Marta | February 8, 2012 at 1:20 pm
In my non-professional opinion, he agreed with the majority on most of their main points, but basically went off of his own at the end because:
1) A "rational basis" for voters to pass something doesn't have to actually meet the legal standards for "rational" – as long as the people voting for Prop 8 thought that it would channel procreation and strengthen straight marriages, it doesn't matter that there's not actual logical connection between the two. As long as voters believed it was rational at the time, that's all that matters.
2) Thus, we cannot presume animus.
3) "Precedent evidences extreme judicial restraint in applying rational basis review to equal protection cases."
4) Thus, in the absence of presumed animus and in keeping with a tradition of restraint, Prop 8 cannot be declared unconstitutional.
The last sentence of the dissent is a quote quoting Baker vs. Nelson [SCOTUS denied cert for gay marriage case in 1979] from followed by the simple sentence "There is good reason for this restraint." This is a pretty weak ending, especially considering that the majority opinion ends in "For now, it suffices to say that the People of California may not… [blah, blah, blah] … thereby adversely affecting the status and dignity of a disfavored class. The judgment of the district court is AFFIRMED."
It seems to me like wrote his opinion to say, "Look, I'm not going to say it's constitutional, but I can't say it's unconstitutional either." Kind of like in criminal trial, where you're pretty sure the bastard did it, but all of the evidence is circumstantial, and it totally could've been his cousin who looks a lot like him, so by the standards of "beyond a reasonable doubt" you can't find him guilty.
38.
Bob | February 8, 2012 at 1:49 pm
Well then they need to keep their stories straight, right?
39.
DaveP | February 8, 2012 at 1:58 pm
Regarding point #1, sure, but the VOTERS were not the defendants. Protectmarriagedotcom was. And THEY knew there was no rational basis, and that their ads were full of lies. The fact that they just barely managed to successfully trick enough voters into passing it does not change those facts and does not get them off the hook, it just means they were good at lying. I don't see how any judge could conclude that tricking voters into thinking something is OK makes it OK.
40.
JonT | February 8, 2012 at 3:21 pm
Nice, I particularly enjoyed #7
41.
JonT | February 8, 2012 at 3:28 pm
You'll have to watch a good portion of the PBS broadcast linked at Joe.My.God to get to it, but…
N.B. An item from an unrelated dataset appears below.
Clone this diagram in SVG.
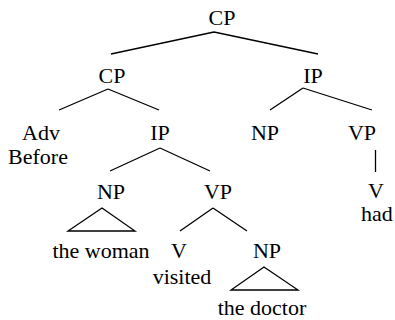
<svg xmlns="http://www.w3.org/2000/svg" width="395" height="320" viewBox="0 0 395 320">
<style>
text{font-family:"Liberation Serif","Times New Roman",serif;font-size:22px;fill:#000;text-anchor:middle}
.e{stroke:#000;stroke-width:1.3;fill:none}
</style>
<rect width="395" height="320" fill="#fff"/>
<g id="connectors">
<path class="e" d="M214,32 L111,54 M214,32 L318,54"/>
<path class="e" d="M108,89 L59,110 M108,89 L159,110"/>
<path class="e" d="M303,88 L270,110 M303,88 L372,110"/>
<path class="e" d="M375.5,150 L375.5,172"/>
<path class="e" d="M160,148 L110,171 M160,148 L210,171"/>
<path class="e" d="M213,208 L180,231 M213,208 L247,231"/>
<polygon class="e" points="102,208 68,231 135,231"/>
<polygon class="e" points="264,267 231,290 298,290"/>
</g>
<g id="n-cp-root"><text x="222" y="25">CP</text></g>
<g id="n-cp"><text x="112" y="83">CP</text></g>
<g id="n-ip-right"><text x="313" y="83">IP</text></g>
<g id="n-adv"><text x="41" y="140">Adv</text><text x="38" y="164">Before</text></g>
<g id="n-ip"><text x="160" y="140">IP</text></g>
<g id="n-np-right"><text x="265" y="140">NP</text></g>
<g id="n-vp-right"><text x="362" y="140">VP</text></g>
<g id="n-np"><text x="111" y="199">NP</text></g>
<g id="n-vp"><text x="218" y="199">VP</text></g>
<g id="n-v-right"><text x="376" y="198">V</text><text x="377" y="221">had</text></g>
<g id="n-the-woman"><text x="101" y="258">the woman</text></g>
<g id="n-v"><text x="179" y="258">V</text><text x="182" y="284">visited</text></g>
<g id="n-np2"><text x="267" y="258">NP</text></g>
<g id="n-the-doctor"><text x="262" y="315">the doctor</text></g>
</svg>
I did see that. What a rediculous argument. Next they'll be claiming that passing prop 8 was was to prevent asteroids from obliterating the planet.
42.
Steve | February 8, 2012 at 3:34 pm
Judges sometimes have very neutral and even polite phrases for slapping lawyers in the face. Walker's ruling had a couple of those too
43.
Ann S. | February 8, 2012 at 4:10 pm
Marta, I like that quote about education, too. I was always infuriated by the argument that "we can't let gays marry 'cuz then they would teach them in school that gays can marry".
44.
Marta | February 8, 2012 at 5:13 pm
That makes a lot of sense.
But if you factor in election-year politics, maybe they want to use the gay's as a wedge for the presidency again. If you can point to a case that's ABOUT TO GO BEFORE THE SUPREME COURT!!!! it might be more convincing that only a GOP prez can save America through court appointments, rather than, "oh this case is still sitting in the 9th circuit but will get to the SCOTUS eventually. Most Americans don't have the attention span to think about what will happen 2 or 3 years down the road.
45.
Sagesse | February 9, 2012 at 5:00 am
Ummmmm… Isn't polygamy already illegal in CA? As it is everywhere in the US?
46. Prop 8 Ruling Quotes &laq&hellip | February 9, 2012 at 7:00 am
[...] read the ruling and posted their favorite quotes. I still plan to do this myself, but until I do, go check out theirs. Brilliant and amazing are only two of the many words I would use to describe [...]
47.
Dwight | February 9, 2012 at 7:13 am
As a bystander for whom gay marriage does not affect in one way or another, this has been an interesting journey.
To watch a group of people, spend millions and millions to try to deny another group of people basic human rights has been to me an example of what is wrong with far too many Americans.
They are losing, on every front, in every battleground.
I applaud your success and you will always have the support of many of us that done happen to be gay.
It is the right thing, as an American, that everyone is equal in the eyes of the law.
48.
Raymond V. | February 10, 2012 at 11:13 am
I still think this is one of the best quotes from the decision…
"A rose by any other name may smell as sweet, but to the couple desiring to enter into a committed lifelong relationship, a marriage by the name of 'registered domestic partnership' does not."